New Web Editor!

An Introduction from Eric Jones

Filed under: Blog |

In Milledgeville, GA, where I come from, southern rock and southern food are the key nutrients in the city’s veins. Here in Lincoln, NE, it’s football and books. So when I moved here last year I immediately arranged to meet with the chair of the One Book, One Lincoln Committee to discuss the 2011 winner, Cutting for Stone by Abraham Verghese. (I also bought a Huskers Blackout Tee.)

Thus, two strangers separated by roughly fifty years of age met in a coffee shop on 84th Street and talked about the struggles of the medical profession in central Africa for about an hour. That, for me, is a bold testament to the power of literature. Because of Verghese’s accessibility, and novels like Chinua Achebe’s Things Fall Apart, I have more understanding of the importance of African literature in the English speaking world and, even more so, an
understanding of the part writers play in bridging gaps between cultures, across oceans, and the synergy between readers and writers.

No other literature magazine in the United States has worked harder in the past few years to make that point clear than Prairie Schooner. With bold forays into the digital world like the Fusion web series, which partners American poets with writers across the world to explore the frailties and strengths that bind us together
as a species, to the distribution of e-content on Amazon Kindle, Prairie Schooner has proven that it’s not only ahead of the game, it’s ahead of the game for the right reasons. The African Poetry Book Fund, coordinated by Prairie Schooner and its partners, is the first stateside poetry book series for African writers–and that’s a major distinction.

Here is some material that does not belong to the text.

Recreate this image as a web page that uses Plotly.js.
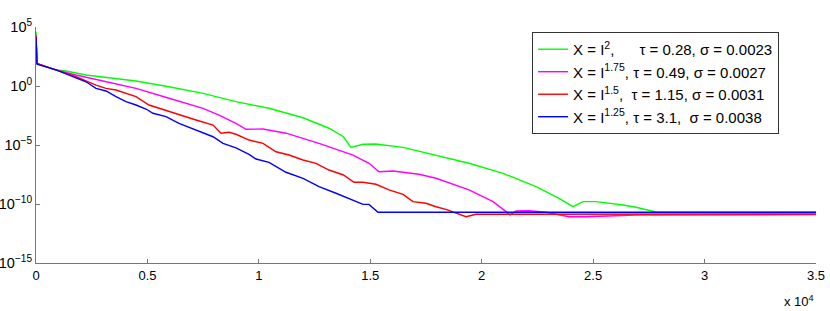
<!DOCTYPE html>
<html>
<head>
<meta charset="utf-8">
<script src="https://cdn.plot.ly/plotly-3.0.1.min.js"></script>
<style>
  html, body { margin: 0; padding: 0; background: #fff; }
  #grafico { width: 830px; height: 311px; }
</style>
</head>
<body>
<div id="grafico"></div>
<script>
// --- dados (y guardado como log10 do valor) ---

const nomes = [
  "X = I<sup>2</sup>,\u00a0\u00a0\u00a0\u00a0\u00a0 τ = 0.28, σ = 0.0023",
  "X = I<sup>1.75</sup>, τ = 0.49, σ = 0.0027",
  "X = I<sup>1.5</sup>,\u00a0 τ = 1.15, σ = 0.0031",
  "X = I<sup>1.25</sup>, τ = 3.1,\u00a0 σ = 0.0038",
];
const cores = ["#00ff00", "#ff00ff", "#ff0000", "#0000ff"];

const xVerde = [0, 45, 897, 1346, 2244, 3590, 4487, 5968, 7494, 8974, 10455, 11981, 13147, 13795, 14135, 14673, 15256, 16468, 17949, 19430, 20955, 22436, 23468, 24096, 24545, 25128, 26340, 26923, 27865, 35000];
const logVerde = [4.6, 1.9, 1.36, 1.27, 0.93, 0.65, 0.42, -0.06, -0.62, -1.33, -1.89, -2.69, -3.58, -4.3, -5.2, -4.94, -4.92, -5.2, -5.85, -6.55, -7.4, -8.53, -9.52, -10.23, -9.8, -9.8, -10.08, -10.28, -10.7, -10.7];

const xMagenta = [0, 45, 897, 1795, 3006, 4487, 5968, 7494, 8212, 8974, 9423, 10186, 11218, 12699, 14224, 14942, 15391, 16019, 17186, 17949, 19430, 20506, 21090, 21269, 21538, 22122, 22885, 23917, 24679, 26923, 35000];
const logMagenta = [4.3, 1.9, 1.36, 0.93, 0.42, -0.2, -1.04, -1.89, -2.46, -3.16, -3.67, -3.64, -4.0, -4.86, -5.85, -6.55, -7.26, -7.2, -7.48, -7.82, -8.81, -9.8, -10.65, -10.93, -10.59, -10.57, -10.7, -11.08, -11.08, -10.93, -10.9];

const xVermelho = [0, 45, 449, 897, 1795, 2692, 3141, 3590, 4038, 4487, 5071, 5519, 5968, 6417, 7179, 7942, 8301, 8660, 8974, 9558, 10186, 10769, 11353, 11981, 12564, 13147, 13795, 14269, 14673, 15256, 15840, 16468, 16917, 17500, 17949, 18397, 18846, 19295, 19744, 35000];
const logVermelho = [4.3, 1.92, 1.64, 1.36, 0.79, 0.08, -0.2, -0.34, -0.62, -0.9, -1.61, -1.89, -2.18, -2.46, -2.88, -3.31, -4.0, -3.92, -4.09, -4.58, -4.86, -5.57, -5.85, -6.27, -6.55, -7.12, -7.54, -8.16, -8.16, -8.33, -8.81, -9.18, -9.8, -9.94, -10.23, -10.45, -10.79, -11.08, -10.87, -10.85];

const xAzul = [0, 45, 897, 1481, 2244, 2692, 3141, 3590, 4038, 4487, 4936, 5250, 5833, 6417, 7179, 7942, 8391, 8974, 9558, 9872, 10455, 11218, 11981, 12699, 13462, 14224, 14673, 14942, 15346, 35000];
const logAzul = [4.15, 1.84, 1.36, 0.93, 0.36, -0.2, -0.42, -0.9, -1.33, -1.61, -1.95, -2.31, -2.6, -3.16, -3.73, -4.3, -4.86, -5.25, -5.79, -6.19, -6.47, -7.31, -7.82, -8.53, -9.09, -9.66, -10.03, -10.03, -10.7, -10.7];

const xTicks = [0, 5000, 10000, 15000, 20000, 25000, 30000, 35000];
const xTickText = ["0", "0.5", "1", "1.5", "2", "2.5", "3", "3.5"];
const yTicks = [1e-15, 1e-10, 1e-5, 1, 1e5];
const yTickText = ["10<sup>−15</sup>", "10<sup>−10</sup>", "10<sup>−5</sup>", "10<sup>0</sup>", "10<sup>5</sup>"];

const series = [
  [xVerde, logVerde],
  [xMagenta, logMagenta],
  [xVermelho, logVermelho],
  [xAzul, logAzul],
];

const traces = series.map(([xs, logs], i) => ({
  x: xs,
  y: logs.map((v) => Math.pow(10, v)),
  type: "scatter",
  mode: "lines",
  name: nomes[i],
  line: { color: cores[i], width: 1.4 },
}));

const fonte = { family: "'Liberation Sans', Arial, sans-serif", color: "#000", size: 13 };
const fonteEstreita = { family: "'Liberation Sans Narrow', 'Liberation Sans', Arial, sans-serif", color: "#000", size: 13 };

const layout = {
  width: 830,
  height: 311,
  paper_bgcolor: "#fff",
  plot_bgcolor: "#fff",
  font: fonte,
  showlegend: true,
  margin: { l: 36, r: 14, t: 27, b: 48 },
  xaxis: {
    range: [0, 35000],
    tickvals: xTicks,
    ticktext: xTickText,
    showgrid: false,
    zeroline: false,
    showline: true,
    linecolor: "#777",
    linewidth: 1,
    ticks: "inside",
    ticklen: 4,
    tickcolor: "#777",
    tickfont: fonteEstreita,
  },
  yaxis: {
    type: "log",
    range: [-15, 5],
    tickvals: yTicks,
    ticktext: yTickText,
    showgrid: false,
    zeroline: false,
    showline: true,
    linecolor: "#777",
    linewidth: 1,
    ticks: "inside",
    ticklen: 4,
    tickcolor: "#777",
    tickfont: { size: 14.5 },
  },
  legend: {
    x: 0.636,
    y: 0.979,
    xanchor: "left",
    yanchor: "top",
    bgcolor: "#fff",
    bordercolor: "#333",
    borderwidth: 1,
    font: { size: 15 },
    tracegroupgap: 0,
  },
  annotations: [
    {
      text: "x 10<sup>4</sup>",
      xref: "paper",
      yref: "paper",
      x: 1.0,
      y: -0.12,
      xanchor: "right",
      yanchor: "top",
      showarrow: false,
      font: fonteEstreita,
    },
  ],
};

Plotly.newPlot("grafico", traces, layout, { displayModeBar: false, staticPlot: true });
</script>
</body>
</html>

Stepping into the fold, I am most astonished that these major innovations rest on the backs of only a few eager-hearted individuals chugging as vigorously as angry pistons pushing the mission of literature, which is to know one another as keenly as one knows oneself. As the new Web Editor, I can only step up to the line myself and begin the grind. As the Allman Brothers said, “everybody’s got a mountain to climb.” Or perhaps Flannery O’Connor said it best when she said “when in Rome, do as you done in Milledgeville.”